* [AIM]: Pictures in the data below are not part of the copy; transcribe everything else exactly.

* [DATA EXCERPT]:
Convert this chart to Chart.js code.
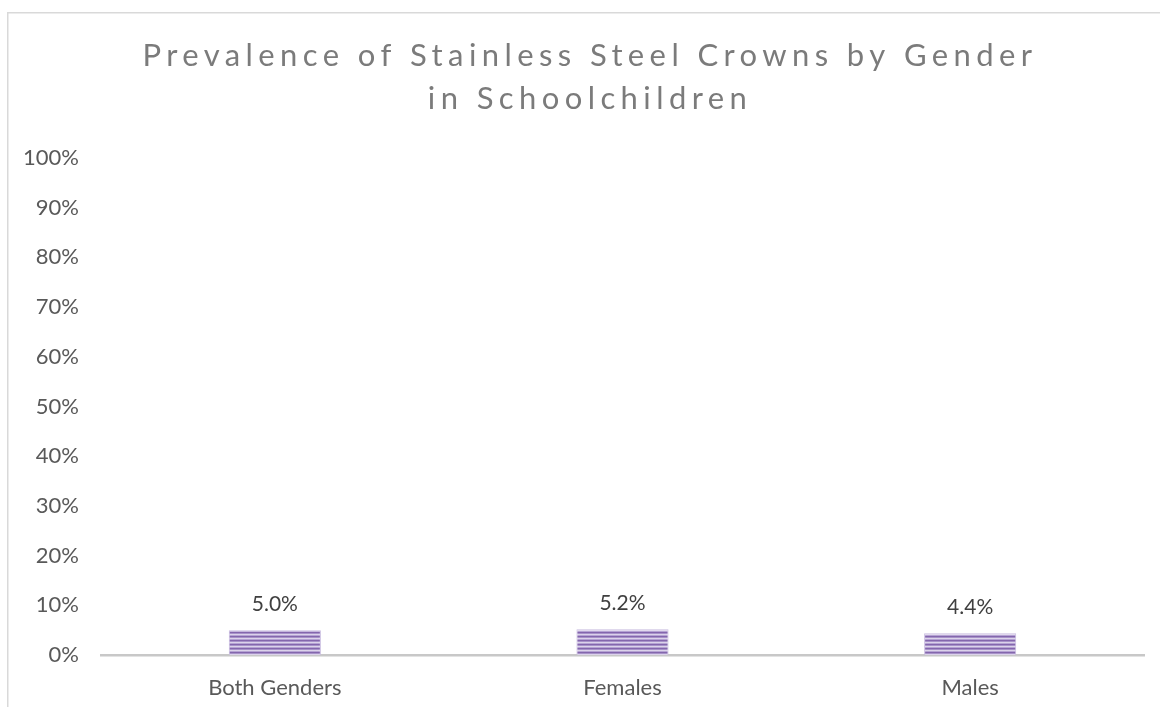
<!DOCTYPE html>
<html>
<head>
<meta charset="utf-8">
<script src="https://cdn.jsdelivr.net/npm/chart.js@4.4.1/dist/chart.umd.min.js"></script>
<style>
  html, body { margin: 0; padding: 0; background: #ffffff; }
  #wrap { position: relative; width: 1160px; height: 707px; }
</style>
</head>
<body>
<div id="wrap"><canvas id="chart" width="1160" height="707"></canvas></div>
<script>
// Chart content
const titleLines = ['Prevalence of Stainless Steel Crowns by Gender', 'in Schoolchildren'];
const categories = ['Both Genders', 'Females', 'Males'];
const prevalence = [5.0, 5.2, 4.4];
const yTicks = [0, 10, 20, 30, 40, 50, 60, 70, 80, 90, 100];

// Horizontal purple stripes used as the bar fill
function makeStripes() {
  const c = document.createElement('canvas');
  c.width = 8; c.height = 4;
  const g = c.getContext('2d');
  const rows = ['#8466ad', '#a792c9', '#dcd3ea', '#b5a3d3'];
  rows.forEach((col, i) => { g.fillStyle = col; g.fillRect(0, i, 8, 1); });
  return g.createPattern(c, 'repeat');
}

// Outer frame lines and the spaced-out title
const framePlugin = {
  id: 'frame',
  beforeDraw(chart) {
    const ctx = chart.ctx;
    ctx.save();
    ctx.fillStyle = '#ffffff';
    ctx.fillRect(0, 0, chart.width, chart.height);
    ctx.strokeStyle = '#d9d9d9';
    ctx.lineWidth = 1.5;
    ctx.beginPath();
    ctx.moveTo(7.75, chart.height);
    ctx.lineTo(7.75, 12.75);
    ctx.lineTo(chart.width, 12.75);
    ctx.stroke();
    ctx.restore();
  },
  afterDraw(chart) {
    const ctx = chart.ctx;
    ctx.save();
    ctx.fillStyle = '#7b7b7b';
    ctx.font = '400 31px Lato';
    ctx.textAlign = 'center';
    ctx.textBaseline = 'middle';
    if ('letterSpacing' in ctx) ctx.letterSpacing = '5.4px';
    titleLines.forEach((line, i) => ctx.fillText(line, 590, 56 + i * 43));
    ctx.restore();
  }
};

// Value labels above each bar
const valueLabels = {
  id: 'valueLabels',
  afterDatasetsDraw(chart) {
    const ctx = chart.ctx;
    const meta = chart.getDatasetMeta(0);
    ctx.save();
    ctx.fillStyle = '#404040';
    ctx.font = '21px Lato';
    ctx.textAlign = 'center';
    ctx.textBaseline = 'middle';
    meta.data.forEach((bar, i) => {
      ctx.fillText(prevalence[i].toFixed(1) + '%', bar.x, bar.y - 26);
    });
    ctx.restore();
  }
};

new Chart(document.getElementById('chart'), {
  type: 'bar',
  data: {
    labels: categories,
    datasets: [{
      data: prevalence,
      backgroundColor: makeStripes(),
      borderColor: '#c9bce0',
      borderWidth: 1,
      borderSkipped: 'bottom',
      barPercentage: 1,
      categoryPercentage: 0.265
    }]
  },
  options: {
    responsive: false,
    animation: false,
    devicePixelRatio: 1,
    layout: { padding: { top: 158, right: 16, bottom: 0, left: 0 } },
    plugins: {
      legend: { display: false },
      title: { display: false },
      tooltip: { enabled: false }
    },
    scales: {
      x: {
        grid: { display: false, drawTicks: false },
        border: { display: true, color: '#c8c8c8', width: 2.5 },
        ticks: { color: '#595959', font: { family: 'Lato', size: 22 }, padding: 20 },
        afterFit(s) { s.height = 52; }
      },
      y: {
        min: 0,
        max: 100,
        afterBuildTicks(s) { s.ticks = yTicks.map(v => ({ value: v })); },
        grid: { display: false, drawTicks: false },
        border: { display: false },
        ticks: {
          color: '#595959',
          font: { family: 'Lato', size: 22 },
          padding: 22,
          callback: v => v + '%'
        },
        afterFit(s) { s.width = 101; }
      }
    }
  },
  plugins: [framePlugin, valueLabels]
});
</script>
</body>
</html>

* [EXPECTED ANSWER]:
Convert this chart to Chart.js code.
<!DOCTYPE html>
<html>
<head>
<meta charset="utf-8">
<script src="https://cdn.jsdelivr.net/npm/chart.js@4.4.1/dist/chart.umd.min.js"></script>
<style>
  html, body { margin: 0; padding: 0; background: #ffffff; }
  #wrap { position: relative; width: 1160px; height: 707px; }
</style>
</head>
<body>
<div id="wrap"><canvas id="chart" width="1160" height="707"></canvas></div>
<script>
// Chart content
const titleLines = ['Prevalence of Stainless Steel Crowns by Gender', 'in Schoolchildren'];
const categories = ['Both Genders', 'Females', 'Males'];
const prevalence = [5.0, 5.2, 4.4];
const yTicks = [0, 10, 20, 30, 40, 50, 60, 70, 80, 90, 100];

// Horizontal purple stripes used as the bar fill
function makeStripes() {
  const c = document.createElement('canvas');
  c.width = 8; c.height = 4;
  const g = c.getContext('2d');
  const rows = ['#8466ad', '#a792c9', '#dcd3ea', '#b5a3d3'];
  rows.forEach((col, i) => { g.fillStyle = col; g.fillRect(0, i, 8, 1); });
  return g.createPattern(c, 'repeat');
}

// Outer frame lines and the spaced-out title
const framePlugin = {
  id: 'frame',
  beforeDraw(chart) {
    const ctx = chart.ctx;
    ctx.save();
    ctx.fillStyle = '#ffffff';
    ctx.fillRect(0, 0, chart.width, chart.height);
    ctx.strokeStyle = '#d9d9d9';
    ctx.lineWidth = 1.5;
    ctx.beginPath();
    ctx.moveTo(7.75, chart.height);
    ctx.lineTo(7.75, 12.75);
    ctx.lineTo(chart.width, 12.75);
    ctx.stroke();
    ctx.restore();
  },
  afterDraw(chart) {
    const ctx = chart.ctx;
    ctx.save();
    ctx.fillStyle = '#7b7b7b';
    ctx.font = '400 31px Lato';
    ctx.textAlign = 'center';
    ctx.textBaseline = 'middle';
    if ('letterSpacing' in ctx) ctx.letterSpacing = '5.4px';
    titleLines.forEach((line, i) => ctx.fillText(line, 590, 56 + i * 43));
    ctx.restore();
  }
};

// Value labels above each bar
const valueLabels = {
  id: 'valueLabels',
  afterDatasetsDraw(chart) {
    const ctx = chart.ctx;
    const meta = chart.getDatasetMeta(0);
    ctx.save();
    ctx.fillStyle = '#404040';
    ctx.font = '21px Lato';
    ctx.textAlign = 'center';
    ctx.textBaseline = 'middle';
    meta.data.forEach((bar, i) => {
      ctx.fillText(prevalence[i].toFixed(1) + '%', bar.x, bar.y - 26);
    });
    ctx.restore();
  }
};

new Chart(document.getElementById('chart'), {
  type: 'bar',
  data: {
    labels: categories,
    datasets: [{
      data: prevalence,
      backgroundColor: makeStripes(),
      borderColor: '#c9bce0',
      borderWidth: 1,
      borderSkipped: 'bottom',
      barPercentage: 1,
      categoryPercentage: 0.265
    }]
  },
  options: {
    responsive: false,
    animation: false,
    devicePixelRatio: 1,
    layout: { padding: { top: 158, right: 16, bottom: 0, left: 0 } },
    plugins: {
      legend: { display: false },
      title: { display: false },
      tooltip: { enabled: false }
    },
    scales: {
      x: {
        grid: { display: false, drawTicks: false },
        border: { display: true, color: '#c8c8c8', width: 2.5 },
        ticks: { color: '#595959', font: { family: 'Lato', size: 22 }, padding: 20 },
        afterFit(s) { s.height = 52; }
      },
      y: {
        min: 0,
        max: 100,
        afterBuildTicks(s) { s.ticks = yTicks.map(v => ({ value: v })); },
        grid: { display: false, drawTicks: false },
        border: { display: false },
        ticks: {
          color: '#595959',
          font: { family: 'Lato', size: 22 },
          padding: 22,
          callback: v => v + '%'
        },
        afterFit(s) { s.width = 101; }
      }
    }
  },
  plugins: [framePlugin, valueLabels]
});
</script>
</body>
</html>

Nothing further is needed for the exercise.